● **Exercise details**:
Pull out every line below holding the word "code".

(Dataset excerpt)
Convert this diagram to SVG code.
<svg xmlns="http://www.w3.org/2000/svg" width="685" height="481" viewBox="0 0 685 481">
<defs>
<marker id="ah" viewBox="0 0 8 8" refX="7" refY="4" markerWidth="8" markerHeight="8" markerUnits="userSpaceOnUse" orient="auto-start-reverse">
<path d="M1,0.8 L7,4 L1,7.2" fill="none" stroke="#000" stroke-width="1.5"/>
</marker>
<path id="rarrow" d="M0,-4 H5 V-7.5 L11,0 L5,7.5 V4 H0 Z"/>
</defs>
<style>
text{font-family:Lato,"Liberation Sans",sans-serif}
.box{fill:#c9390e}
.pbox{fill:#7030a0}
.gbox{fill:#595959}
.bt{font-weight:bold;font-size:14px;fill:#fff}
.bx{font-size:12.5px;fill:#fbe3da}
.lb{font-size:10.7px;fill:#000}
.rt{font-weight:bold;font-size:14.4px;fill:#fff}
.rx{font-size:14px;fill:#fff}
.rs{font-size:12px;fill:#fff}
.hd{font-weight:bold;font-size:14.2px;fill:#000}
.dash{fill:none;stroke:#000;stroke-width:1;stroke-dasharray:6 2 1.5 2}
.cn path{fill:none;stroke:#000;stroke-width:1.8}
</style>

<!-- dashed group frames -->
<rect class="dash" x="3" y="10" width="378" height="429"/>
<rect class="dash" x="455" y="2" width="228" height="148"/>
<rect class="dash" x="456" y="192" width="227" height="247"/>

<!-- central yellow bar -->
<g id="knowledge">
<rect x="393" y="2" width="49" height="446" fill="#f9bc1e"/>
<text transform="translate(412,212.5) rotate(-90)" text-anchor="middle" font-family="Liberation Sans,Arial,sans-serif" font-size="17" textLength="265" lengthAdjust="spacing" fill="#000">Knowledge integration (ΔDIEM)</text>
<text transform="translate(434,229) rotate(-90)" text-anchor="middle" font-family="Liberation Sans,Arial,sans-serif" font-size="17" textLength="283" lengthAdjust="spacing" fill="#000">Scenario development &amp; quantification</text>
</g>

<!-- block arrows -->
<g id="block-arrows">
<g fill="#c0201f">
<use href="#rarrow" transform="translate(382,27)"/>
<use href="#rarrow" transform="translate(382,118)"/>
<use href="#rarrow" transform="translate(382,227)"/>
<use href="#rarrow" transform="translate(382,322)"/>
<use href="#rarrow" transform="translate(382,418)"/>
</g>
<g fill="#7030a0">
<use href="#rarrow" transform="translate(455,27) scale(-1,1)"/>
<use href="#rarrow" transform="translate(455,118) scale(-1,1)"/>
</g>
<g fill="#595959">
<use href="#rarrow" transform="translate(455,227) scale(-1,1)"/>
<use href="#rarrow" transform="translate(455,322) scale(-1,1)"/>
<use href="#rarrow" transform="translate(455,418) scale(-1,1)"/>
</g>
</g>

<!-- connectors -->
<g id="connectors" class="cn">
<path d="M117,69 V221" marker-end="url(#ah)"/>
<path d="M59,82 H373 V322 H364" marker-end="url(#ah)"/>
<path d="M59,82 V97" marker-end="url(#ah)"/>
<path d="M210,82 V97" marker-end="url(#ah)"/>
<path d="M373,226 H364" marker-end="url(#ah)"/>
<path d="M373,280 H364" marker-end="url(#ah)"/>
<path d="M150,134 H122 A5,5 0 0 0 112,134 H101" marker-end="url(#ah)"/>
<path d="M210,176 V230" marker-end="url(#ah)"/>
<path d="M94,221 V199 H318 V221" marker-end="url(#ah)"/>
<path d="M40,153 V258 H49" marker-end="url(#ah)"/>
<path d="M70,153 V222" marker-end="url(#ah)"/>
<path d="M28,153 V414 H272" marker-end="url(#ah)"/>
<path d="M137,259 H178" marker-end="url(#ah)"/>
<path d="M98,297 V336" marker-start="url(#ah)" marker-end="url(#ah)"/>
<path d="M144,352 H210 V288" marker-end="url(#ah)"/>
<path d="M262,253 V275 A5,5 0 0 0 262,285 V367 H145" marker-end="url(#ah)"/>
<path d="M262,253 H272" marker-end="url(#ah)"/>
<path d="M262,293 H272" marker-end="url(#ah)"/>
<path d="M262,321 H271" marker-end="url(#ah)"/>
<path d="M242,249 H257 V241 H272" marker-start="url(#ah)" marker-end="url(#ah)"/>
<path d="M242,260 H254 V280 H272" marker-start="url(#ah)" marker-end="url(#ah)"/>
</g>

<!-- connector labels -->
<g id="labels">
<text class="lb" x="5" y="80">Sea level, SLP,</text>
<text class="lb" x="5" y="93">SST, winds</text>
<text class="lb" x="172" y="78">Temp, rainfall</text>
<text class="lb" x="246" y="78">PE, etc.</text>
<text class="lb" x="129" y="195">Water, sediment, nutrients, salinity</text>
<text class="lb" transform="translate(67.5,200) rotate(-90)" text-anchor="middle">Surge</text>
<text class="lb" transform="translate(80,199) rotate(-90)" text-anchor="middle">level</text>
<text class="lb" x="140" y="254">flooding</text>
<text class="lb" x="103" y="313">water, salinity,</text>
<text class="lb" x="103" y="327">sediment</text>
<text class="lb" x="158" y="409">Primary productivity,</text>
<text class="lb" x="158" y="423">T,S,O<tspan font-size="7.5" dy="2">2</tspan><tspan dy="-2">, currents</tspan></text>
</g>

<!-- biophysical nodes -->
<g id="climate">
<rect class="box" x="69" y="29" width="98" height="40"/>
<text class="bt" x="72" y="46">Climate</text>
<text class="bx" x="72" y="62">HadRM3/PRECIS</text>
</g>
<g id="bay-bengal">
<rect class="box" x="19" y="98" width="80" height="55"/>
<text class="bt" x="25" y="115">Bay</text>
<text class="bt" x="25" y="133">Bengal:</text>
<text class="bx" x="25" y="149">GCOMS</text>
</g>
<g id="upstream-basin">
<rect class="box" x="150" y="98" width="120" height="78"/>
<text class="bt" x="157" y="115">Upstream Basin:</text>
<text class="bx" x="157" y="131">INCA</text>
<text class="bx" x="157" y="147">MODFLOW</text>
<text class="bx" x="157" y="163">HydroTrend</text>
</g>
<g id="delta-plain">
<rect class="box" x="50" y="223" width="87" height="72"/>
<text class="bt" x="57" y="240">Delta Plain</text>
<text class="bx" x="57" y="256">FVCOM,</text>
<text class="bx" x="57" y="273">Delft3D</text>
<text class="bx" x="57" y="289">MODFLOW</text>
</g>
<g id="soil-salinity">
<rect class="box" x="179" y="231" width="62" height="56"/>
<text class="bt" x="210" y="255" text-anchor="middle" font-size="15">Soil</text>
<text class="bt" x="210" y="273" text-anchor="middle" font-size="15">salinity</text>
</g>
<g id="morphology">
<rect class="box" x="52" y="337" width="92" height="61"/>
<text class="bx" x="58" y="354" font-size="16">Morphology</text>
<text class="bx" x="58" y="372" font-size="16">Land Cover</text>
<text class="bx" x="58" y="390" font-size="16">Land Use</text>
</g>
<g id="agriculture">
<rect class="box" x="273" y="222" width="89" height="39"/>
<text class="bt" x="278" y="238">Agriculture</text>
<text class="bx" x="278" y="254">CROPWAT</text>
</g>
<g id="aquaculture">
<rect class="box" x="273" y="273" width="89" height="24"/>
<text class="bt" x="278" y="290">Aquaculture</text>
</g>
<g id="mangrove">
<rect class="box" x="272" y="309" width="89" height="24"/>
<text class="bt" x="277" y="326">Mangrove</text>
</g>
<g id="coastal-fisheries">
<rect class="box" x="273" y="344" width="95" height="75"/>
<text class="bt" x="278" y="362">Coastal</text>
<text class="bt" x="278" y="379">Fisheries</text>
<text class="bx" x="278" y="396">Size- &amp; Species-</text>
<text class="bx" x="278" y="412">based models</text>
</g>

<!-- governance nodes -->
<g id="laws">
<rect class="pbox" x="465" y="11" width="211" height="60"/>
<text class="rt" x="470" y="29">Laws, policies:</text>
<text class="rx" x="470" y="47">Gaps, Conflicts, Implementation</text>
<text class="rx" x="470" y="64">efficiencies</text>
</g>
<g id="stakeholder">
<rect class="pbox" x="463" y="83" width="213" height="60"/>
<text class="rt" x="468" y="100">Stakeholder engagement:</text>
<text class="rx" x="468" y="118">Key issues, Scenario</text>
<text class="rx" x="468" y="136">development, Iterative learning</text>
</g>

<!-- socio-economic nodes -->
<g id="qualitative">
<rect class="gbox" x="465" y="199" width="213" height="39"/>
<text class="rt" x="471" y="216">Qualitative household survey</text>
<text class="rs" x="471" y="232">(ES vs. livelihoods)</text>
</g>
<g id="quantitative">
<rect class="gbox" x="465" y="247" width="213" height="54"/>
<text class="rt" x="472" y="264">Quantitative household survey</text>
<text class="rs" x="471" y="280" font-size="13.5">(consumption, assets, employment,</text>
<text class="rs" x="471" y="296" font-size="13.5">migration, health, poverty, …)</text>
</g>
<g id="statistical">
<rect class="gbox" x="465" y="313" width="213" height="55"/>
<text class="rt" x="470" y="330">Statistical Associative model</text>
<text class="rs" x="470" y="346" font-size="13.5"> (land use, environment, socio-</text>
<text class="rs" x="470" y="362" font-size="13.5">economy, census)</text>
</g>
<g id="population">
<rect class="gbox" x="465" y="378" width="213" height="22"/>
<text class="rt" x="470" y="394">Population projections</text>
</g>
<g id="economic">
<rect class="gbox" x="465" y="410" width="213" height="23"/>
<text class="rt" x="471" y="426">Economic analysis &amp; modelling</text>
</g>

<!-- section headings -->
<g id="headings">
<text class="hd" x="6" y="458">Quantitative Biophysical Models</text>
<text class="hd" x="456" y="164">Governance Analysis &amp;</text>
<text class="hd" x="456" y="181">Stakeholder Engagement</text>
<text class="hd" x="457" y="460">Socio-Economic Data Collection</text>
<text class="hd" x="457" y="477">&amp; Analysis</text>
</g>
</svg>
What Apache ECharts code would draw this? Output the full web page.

● **Result of the task**:
Convert this diagram to SVG code.
What Apache ECharts code would draw this? Output the full web page.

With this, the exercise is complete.